+++ Data provided +++
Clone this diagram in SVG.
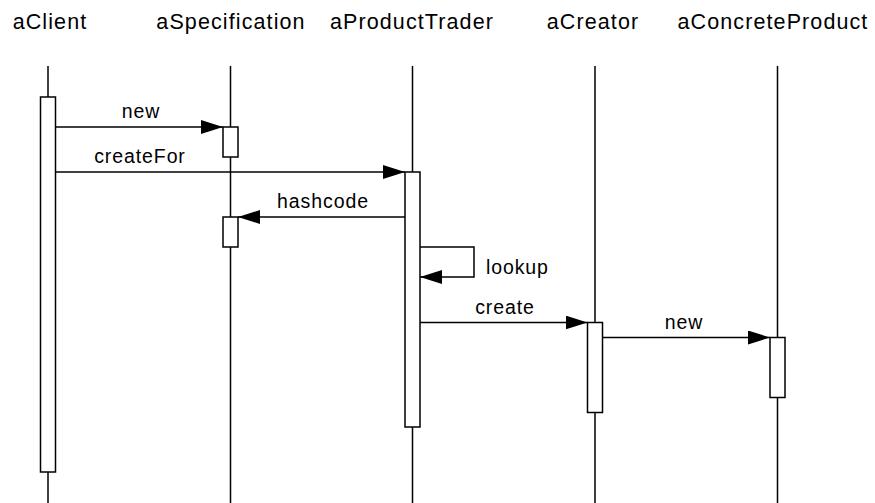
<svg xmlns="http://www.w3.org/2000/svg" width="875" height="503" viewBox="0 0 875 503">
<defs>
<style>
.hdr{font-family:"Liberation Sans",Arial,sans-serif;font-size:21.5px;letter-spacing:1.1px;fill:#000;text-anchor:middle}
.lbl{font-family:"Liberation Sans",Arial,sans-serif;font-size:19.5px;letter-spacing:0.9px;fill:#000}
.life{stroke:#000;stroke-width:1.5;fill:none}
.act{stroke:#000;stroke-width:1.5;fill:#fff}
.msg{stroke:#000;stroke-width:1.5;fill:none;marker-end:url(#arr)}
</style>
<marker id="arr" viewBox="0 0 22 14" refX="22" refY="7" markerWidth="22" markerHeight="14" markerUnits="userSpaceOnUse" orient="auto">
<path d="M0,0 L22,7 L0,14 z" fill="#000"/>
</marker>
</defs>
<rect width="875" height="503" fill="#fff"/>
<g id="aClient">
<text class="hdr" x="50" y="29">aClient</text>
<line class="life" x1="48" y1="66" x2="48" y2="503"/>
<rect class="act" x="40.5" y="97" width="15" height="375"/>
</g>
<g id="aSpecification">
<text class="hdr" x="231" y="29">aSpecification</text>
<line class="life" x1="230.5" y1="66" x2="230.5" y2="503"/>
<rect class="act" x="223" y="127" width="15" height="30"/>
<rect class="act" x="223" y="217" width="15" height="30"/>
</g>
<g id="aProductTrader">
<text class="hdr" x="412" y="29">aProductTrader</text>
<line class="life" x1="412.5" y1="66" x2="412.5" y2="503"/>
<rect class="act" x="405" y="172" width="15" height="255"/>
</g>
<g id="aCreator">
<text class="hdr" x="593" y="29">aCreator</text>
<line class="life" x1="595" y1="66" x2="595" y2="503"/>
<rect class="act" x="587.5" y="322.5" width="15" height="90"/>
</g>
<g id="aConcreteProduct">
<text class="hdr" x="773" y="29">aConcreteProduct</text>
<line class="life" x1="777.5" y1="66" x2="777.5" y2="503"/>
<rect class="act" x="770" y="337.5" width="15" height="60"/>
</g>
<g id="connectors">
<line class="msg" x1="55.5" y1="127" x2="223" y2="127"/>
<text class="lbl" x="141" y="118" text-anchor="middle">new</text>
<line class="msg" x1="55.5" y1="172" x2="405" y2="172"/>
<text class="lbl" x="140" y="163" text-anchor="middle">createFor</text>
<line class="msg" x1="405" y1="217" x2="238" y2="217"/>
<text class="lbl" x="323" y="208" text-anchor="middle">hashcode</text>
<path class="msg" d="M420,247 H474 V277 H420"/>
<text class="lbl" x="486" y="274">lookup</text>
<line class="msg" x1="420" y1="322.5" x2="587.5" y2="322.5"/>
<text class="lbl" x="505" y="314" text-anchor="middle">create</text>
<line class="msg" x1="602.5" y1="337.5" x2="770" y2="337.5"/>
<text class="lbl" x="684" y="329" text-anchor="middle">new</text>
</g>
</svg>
+++
[The exercise]
Restate the data above exactly, stripping out each image.

[Complete answer]
Clone this diagram in SVG.
<svg xmlns="http://www.w3.org/2000/svg" width="875" height="503" viewBox="0 0 875 503">
<defs>
<style>
.hdr{font-family:"Liberation Sans",Arial,sans-serif;font-size:21.5px;letter-spacing:1.1px;fill:#000;text-anchor:middle}
.lbl{font-family:"Liberation Sans",Arial,sans-serif;font-size:19.5px;letter-spacing:0.9px;fill:#000}
.life{stroke:#000;stroke-width:1.5;fill:none}
.act{stroke:#000;stroke-width:1.5;fill:#fff}
.msg{stroke:#000;stroke-width:1.5;fill:none;marker-end:url(#arr)}
</style>
<marker id="arr" viewBox="0 0 22 14" refX="22" refY="7" markerWidth="22" markerHeight="14" markerUnits="userSpaceOnUse" orient="auto">
<path d="M0,0 L22,7 L0,14 z" fill="#000"/>
</marker>
</defs>
<rect width="875" height="503" fill="#fff"/>
<g id="aClient">
<text class="hdr" x="50" y="29">aClient</text>
<line class="life" x1="48" y1="66" x2="48" y2="503"/>
<rect class="act" x="40.5" y="97" width="15" height="375"/>
</g>
<g id="aSpecification">
<text class="hdr" x="231" y="29">aSpecification</text>
<line class="life" x1="230.5" y1="66" x2="230.5" y2="503"/>
<rect class="act" x="223" y="127" width="15" height="30"/>
<rect class="act" x="223" y="217" width="15" height="30"/>
</g>
<g id="aProductTrader">
<text class="hdr" x="412" y="29">aProductTrader</text>
<line class="life" x1="412.5" y1="66" x2="412.5" y2="503"/>
<rect class="act" x="405" y="172" width="15" height="255"/>
</g>
<g id="aCreator">
<text class="hdr" x="593" y="29">aCreator</text>
<line class="life" x1="595" y1="66" x2="595" y2="503"/>
<rect class="act" x="587.5" y="322.5" width="15" height="90"/>
</g>
<g id="aConcreteProduct">
<text class="hdr" x="773" y="29">aConcreteProduct</text>
<line class="life" x1="777.5" y1="66" x2="777.5" y2="503"/>
<rect class="act" x="770" y="337.5" width="15" height="60"/>
</g>
<g id="connectors">
<line class="msg" x1="55.5" y1="127" x2="223" y2="127"/>
<text class="lbl" x="141" y="118" text-anchor="middle">new</text>
<line class="msg" x1="55.5" y1="172" x2="405" y2="172"/>
<text class="lbl" x="140" y="163" text-anchor="middle">createFor</text>
<line class="msg" x1="405" y1="217" x2="238" y2="217"/>
<text class="lbl" x="323" y="208" text-anchor="middle">hashcode</text>
<path class="msg" d="M420,247 H474 V277 H420"/>
<text class="lbl" x="486" y="274">lookup</text>
<line class="msg" x1="420" y1="322.5" x2="587.5" y2="322.5"/>
<text class="lbl" x="505" y="314" text-anchor="middle">create</text>
<line class="msg" x1="602.5" y1="337.5" x2="770" y2="337.5"/>
<text class="lbl" x="684" y="329" text-anchor="middle">new</text>
</g>
</svg>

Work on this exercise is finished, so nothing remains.